A statue of a woman was to be erected in Manchester because, and I won’t be too critical because this is a damn good start, the question of “where are all the women?” when it comes to statues is still something being asked in 2019. In order to decide which statue should stand in St Peter’s Square, a long-list of 20 Mancunian women was made, followed by a shortlist of 6 and the winner, Emmeline Pankhurst.
When we were in Grade 7 (which is 12 years old), we did a project where we had to pick something we thought ought to be considered a “world wonder” – we could interpret it however we wanted, people chose everything from the invention of glass to the Northern Lights. My project was the Suffragette Movement in the UK, meaning Emmeline Pankhurst played a pretty important role on my purple slide show and is someone I deeply admire.

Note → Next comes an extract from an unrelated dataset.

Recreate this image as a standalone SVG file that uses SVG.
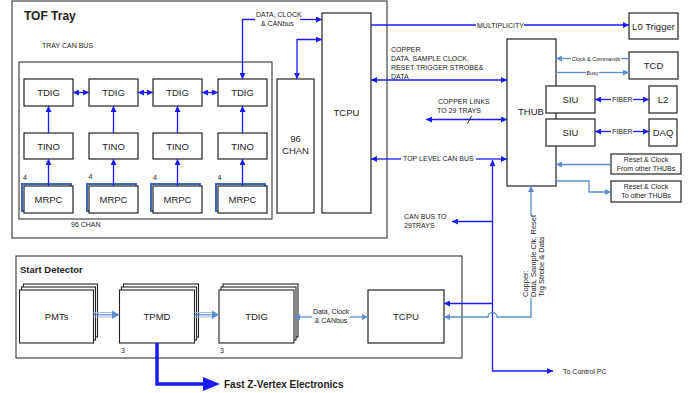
<svg xmlns="http://www.w3.org/2000/svg" width="697" height="393" viewBox="0 0 697 393">
<defs>
<style>
.bx{fill:#fff;stroke:#222;stroke-width:1.2}
.ct{fill:none;stroke:#333;stroke-width:1.1}
text{font-family:"Liberation Sans",Arial,sans-serif;fill:#222}
.lb{font-size:9.5px;text-anchor:middle}
.sm{font-size:7px}
.xs{font-size:5.5px}
.hd{font-size:12px;font-weight:bold}
.b{stroke:#1a1aff;stroke-width:1.3;fill:none}
.l{stroke:#5b8dd0;stroke-width:1.3;fill:none}
.sh{fill:none;stroke:#3d66b8;stroke-width:2}
.stk{fill:#fff;stroke:#222;stroke-width:1.1}
</style>
<marker id="ab" viewBox="0 0 10 10" refX="10" refY="5" markerWidth="7" markerHeight="6" markerUnits="userSpaceOnUse" orient="auto-start-reverse"><path d="M0,0 L10,5 L0,10 z" fill="#1a1aff"/></marker>
<marker id="al" viewBox="0 0 10 10" refX="10" refY="5" markerWidth="7" markerHeight="6" markerUnits="userSpaceOnUse" orient="auto-start-reverse"><path d="M0,0 L10,5 L0,10 z" fill="#5b8dd0"/></marker>
</defs>
<rect width="697" height="393" fill="#fff"/>

<g id="tof-tray">
<rect class="ct" x="12" y="1" width="375" height="237"/>
<text class="hd" x="24" y="20">TOF Tray</text>
<text class="sm" x="42" y="48">TRAY CAN BUS</text>
<rect class="ct" x="19" y="62" width="253" height="157"/>
<text class="sm" x="71" y="227" font-size="7.5">96 CHAN</text>
</g>

<g id="tdig1"><rect class="bx" x="24" y="79" width="49" height="27"/><text class="lb" x="48.5" y="96">TDIG</text></g>
<g id="tdig2"><rect class="bx" x="89" y="79" width="49" height="27"/><text class="lb" x="113.5" y="96">TDIG</text></g>
<g id="tdig3"><rect class="bx" x="153" y="79" width="49" height="27"/><text class="lb" x="177.5" y="96">TDIG</text></g>
<g id="tdig4"><rect class="bx" x="218" y="79" width="49" height="27"/><text class="lb" x="242.5" y="96">TDIG</text></g>

<g id="tino1"><rect class="bx" x="24" y="133" width="49" height="26"/><text class="lb" x="48.5" y="149.5">TINO</text></g>
<g id="tino2"><rect class="bx" x="89" y="133" width="49" height="26"/><text class="lb" x="113.5" y="149.5">TINO</text></g>
<g id="tino3"><rect class="bx" x="153" y="133" width="49" height="26"/><text class="lb" x="177.5" y="149.5">TINO</text></g>
<g id="tino4"><rect class="bx" x="218" y="133" width="49" height="26"/><text class="lb" x="242.5" y="149.5">TINO</text></g>

<g id="mrpc1"><rect class="sh" x="22" y="184" width="49" height="27"/><rect class="bx" x="24" y="186" width="49" height="27"/><text class="lb" x="48.5" y="203">MRPC</text><text class="sm" x="23" y="180">4</text></g>
<g id="mrpc2"><rect class="sh" x="87" y="184" width="49" height="27"/><rect class="bx" x="89" y="186" width="49" height="27"/><text class="lb" x="113.5" y="203">MRPC</text><text class="sm" x="88.5" y="179">4</text></g>
<g id="mrpc3"><rect class="sh" x="151" y="184" width="49" height="27"/><rect class="bx" x="153" y="186" width="49" height="27"/><text class="lb" x="177.5" y="203">MRPC</text><text class="sm" x="153" y="180">4</text></g>
<g id="mrpc4"><rect class="sh" x="216" y="184" width="49" height="27"/><rect class="bx" x="218" y="186" width="49" height="27"/><text class="lb" x="242.5" y="203">MRPC</text><text class="sm" x="217.5" y="180">4</text></g>

<g id="chan96"><rect class="bx" x="277" y="79" width="37" height="134"/><text class="lb" x="295.5" y="142" font-size="9">96</text><text class="lb" x="295.5" y="154" font-size="9">CHAN</text></g>
<g id="tcpu-tray"><rect class="bx" x="322" y="13" width="49" height="200"/><text class="lb" x="346.5" y="116">TCPU</text></g>

<g id="l0"><rect class="bx" x="629" y="13" width="49" height="26"/><text class="lb" x="653.5" y="29.5" font-size="9">L0 Trigger</text></g>
<g id="thub"><rect class="bx" x="507" y="39" width="49" height="147"/><text class="lb" x="531" y="115">THUB</text></g>
<g id="tcd"><rect class="bx" x="629" y="52" width="49" height="27"/><text class="lb" x="653.5" y="69">TCD</text></g>
<g id="siu1"><rect class="bx" x="546" y="86" width="49" height="27"/><text class="lb" x="570.5" y="103">SIU</text></g>
<g id="siu2"><rect class="bx" x="546" y="119" width="49" height="27"/><text class="lb" x="570.5" y="136">SIU</text></g>
<g id="l2"><rect class="bx" x="649" y="86" width="28" height="27"/><text class="lb" x="663" y="103">L2</text></g>
<g id="daq"><rect class="bx" x="649" y="119" width="28" height="27"/><text class="lb" x="663" y="136">DAQ</text></g>
<g id="reset-from"><rect class="bx" x="611" y="154" width="70" height="20"/><text class="sm" x="646" y="162" text-anchor="middle">Reset &amp; Clock</text><text class="sm" x="646" y="171" text-anchor="middle">From other THUBs</text></g>
<g id="reset-to"><rect class="bx" x="611" y="181" width="70" height="21"/><text class="sm" x="646" y="189" text-anchor="middle">Reset &amp; Clock</text><text class="sm" x="646" y="198" text-anchor="middle">To other THUBs</text></g>

<g id="start-detector">
<rect class="ct" x="16" y="256" width="446" height="102"/>
<text x="20" y="273" font-size="9.5" font-weight="bold">Start Detector</text>
</g>
<g id="pmts"><rect class="stk" x="23.5" y="284" width="74" height="53"/><rect class="stk" x="21.5" y="287" width="74" height="53"/><rect class="stk" x="19.5" y="290" width="74" height="53"/><text class="lb" x="56.5" y="319.5">PMTs</text></g>
<g id="tpmd"><rect class="stk" x="123.5" y="284" width="75" height="53"/><rect class="stk" x="121.5" y="287" width="75" height="53"/><rect class="stk" x="119.5" y="290" width="75" height="53"/><text class="lb" x="157" y="319.5">TPMD</text><text class="sm" x="121" y="352.5">3</text></g>
<g id="tdig-start"><rect class="stk" x="223" y="284" width="75" height="53"/><rect class="stk" x="221" y="287" width="75" height="53"/><rect class="stk" x="219" y="290" width="75" height="53"/><text class="lb" x="256.5" y="319.5">TDIG</text><text class="sm" x="220" y="352.5">3</text></g>
<g id="tcpu-start"><rect class="bx" x="368" y="290" width="76" height="53"/><text class="lb" x="406" y="319.5">TCPU</text></g>

<g id="connectors">
<!-- tray vertical -->
<path class="b" d="M48.5,133 V106" marker-end="url(#ab)"/>
<path class="b" d="M113.5,133 V106" marker-end="url(#ab)"/>
<path class="b" d="M177.5,133 V106" marker-end="url(#ab)"/>
<path class="b" d="M242.5,133 V106" marker-end="url(#ab)"/>
<path class="b" d="M48.5,186 V159" marker-end="url(#ab)"/>
<path class="b" d="M113.5,186 V159" marker-end="url(#ab)"/>
<path class="b" d="M177.5,186 V159" marker-end="url(#ab)"/>
<path class="b" d="M242.5,186 V159" marker-end="url(#ab)"/>
<path class="b" d="M73,92.5 H89" marker-start="url(#ab)" marker-end="url(#ab)"/>
<path class="b" d="M138,92.5 H153" marker-start="url(#ab)" marker-end="url(#ab)"/>
<path class="b" d="M202,92.5 H218" marker-start="url(#ab)" marker-end="url(#ab)"/>
<!-- data clock canbus -->
<path class="b" d="M255,19.5 H242.5 V79" marker-end="url(#ab)"/>
<path class="b" d="M300,19.5 H322" marker-end="url(#ab)"/>
<text class="sm" x="256" y="17">DATA, CLOCK</text>
<text class="sm" x="261" y="25.5">&amp; CANbus</text>
<path class="b" d="M322,39.5 H297 V79" marker-start="url(#ab)" marker-end="url(#ab)"/>
<!-- multiplicity -->
<path class="b" d="M371,25 H476"/>
<path class="b" d="M524,25 H629" marker-end="url(#ab)"/>
<text class="sm" x="477" y="27.5" font-size="6.8">MULTIPLICITY</text>
<!-- copper -->
<path class="b" d="M371,80 H507" marker-start="url(#ab)" marker-end="url(#ab)"/>
<text class="sm" x="391" y="52">COPPER</text>
<text class="sm" x="391" y="61">DATA,  SAMPLE CLOCK,</text>
<text class="sm" x="391" y="70">RESET  TRIGGER STROBE&amp;</text>
<text class="sm" x="391" y="79">DATA</text>
<!-- copper links -->
<path class="b" d="M426,119.5 H507" marker-start="url(#ab)" marker-end="url(#ab)"/>
<path d="M467.5,123.5 L471.5,116" stroke="#222" stroke-width="1" fill="none"/>
<text class="sm" x="438" y="103.5">COPPER LINKS</text>
<text class="sm" x="437" y="112.5">TO 29 TRAYS</text>
<!-- top level can bus -->
<path class="b" d="M401,159 H371" marker-end="url(#ab)"/>
<path class="b" d="M476,159 H507" marker-end="url(#ab)"/>
<text class="sm" x="403" y="161">TOP LEVEL CAN BUS</text>
<path class="b" d="M492.5,160 V371 H553" marker-start="url(#ab)" marker-end="url(#ab)"/>
<path class="b" d="M492.5,221.5 H452" marker-end="url(#ab)"/>
<text class="sm" x="404" y="218.5">CAN BUS TO</text>
<text class="sm" x="404" y="228">29TRAYS</text>
<text class="sm" x="563" y="373.5">To Control PC</text>
<path class="b" d="M492.5,303.5 H444" marker-end="url(#ab)"/>
<!-- light blue copper to start tcpu / thub -->
<path class="l" d="M444,317 H488 A4.5,4.5 0 0 1 497,317 H531 V186" marker-start="url(#al)" marker-end="url(#al)"/>
<rect x="520" y="216" width="25" height="82" fill="#fff"/>
<text font-size="7.5" transform="translate(527.5,297) rotate(-90)"><tspan x="0" y="0">Copper:</tspan><tspan x="0" y="8">Data, Sample Clk, Reset</tspan><tspan x="0" y="16">Trg Strobe &amp; Data</tspan></text>
<!-- TCD -->
<path class="l" d="M629,58.5 H621"/>
<path class="l" d="M571,58.5 H556" marker-end="url(#al)"/>
<text class="xs" x="596" y="60.5" text-anchor="middle">Clock &amp; Commands</text>
<path class="l" d="M556,72.5 H586"/>
<path class="l" d="M599,72.5 H629" marker-end="url(#al)"/>
<text class="xs" x="592.5" y="74.5" text-anchor="middle">Busy</text>
<!-- fiber -->
<path class="b" d="M611,99.5 H595" marker-end="url(#ab)"/>
<path class="b" d="M633,99.5 H649" marker-end="url(#ab)"/>
<text class="sm" x="612" y="102">FIBER</text>
<path class="b" d="M611,131.5 H595" marker-end="url(#ab)"/>
<path class="b" d="M633,131.5 H649" marker-end="url(#ab)"/>
<text class="sm" x="612" y="134">FIBER</text>
<!-- reset -->
<path class="l" d="M611,164.5 H556" marker-end="url(#al)"/>
<path class="l" d="M556,181 H589 V192 H611" marker-end="url(#al)"/>
<!-- start detector -->
<path d="M93.5,312.5 H114 M93.5,317 H114" stroke="#9fbbe3" stroke-width="1.2" fill="none"/>
<path d="M93.5,314.8 H114" stroke="#5b8dd0" stroke-width="1.2" fill="none"/>
<path d="M112,310.5 L119.5,314.8 L112,319 z" fill="#5b8dd0"/>
<path d="M194.5,312.5 H214 M194.5,317 H214" stroke="#9fbbe3" stroke-width="1.2" fill="none"/>
<path d="M194.5,314.8 H214" stroke="#5b8dd0" stroke-width="1.2" fill="none"/>
<path d="M212,310.5 L219,314.8 L212,319 z" fill="#5b8dd0"/>
<path class="l" d="M312,317 H294" marker-end="url(#al)"/>
<path class="l" d="M350,317 H368" marker-end="url(#al)"/>
<text class="sm" x="331" y="313.5" text-anchor="middle">Data, Clock</text>
<text class="sm" x="331" y="323" text-anchor="middle">&amp; CANbus</text>
<!-- fast z-vertex -->
<path d="M157,343 V384 H205" stroke="#1a1aff" stroke-width="3.5" fill="none"/>
<path d="M203,377 L220,384 L203,391 z" fill="#1a1aff"/>
<text x="224" y="388" font-size="10" font-weight="bold">Fast Z-Vertex Electronics</text>
</g>
</svg>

Figures like Pankhurst are undeniable symbols of freedom and power, thus choosing her for the statue is hardly a disputable decision – statues are, after all, emblematic. However, having this book is just as important to the process, because it reminds us that all of them could be (should be) celebrated in some way, and of just how bloody and gruelling (how bloody gruelling) it was to be first in the fight.
The book touches on how many people (myself included) like to think of themselves as people who would’ve been at the forefront of the fight for women and equal voting rights. Reading this was a humbling reminder not to glamourise the sacrifices that had to be made or the bodies that fell in order to get us where we are today. We owe a lot to these women: the ones leading the way but also the nameless women, like those who fell in the Peterloo massacre.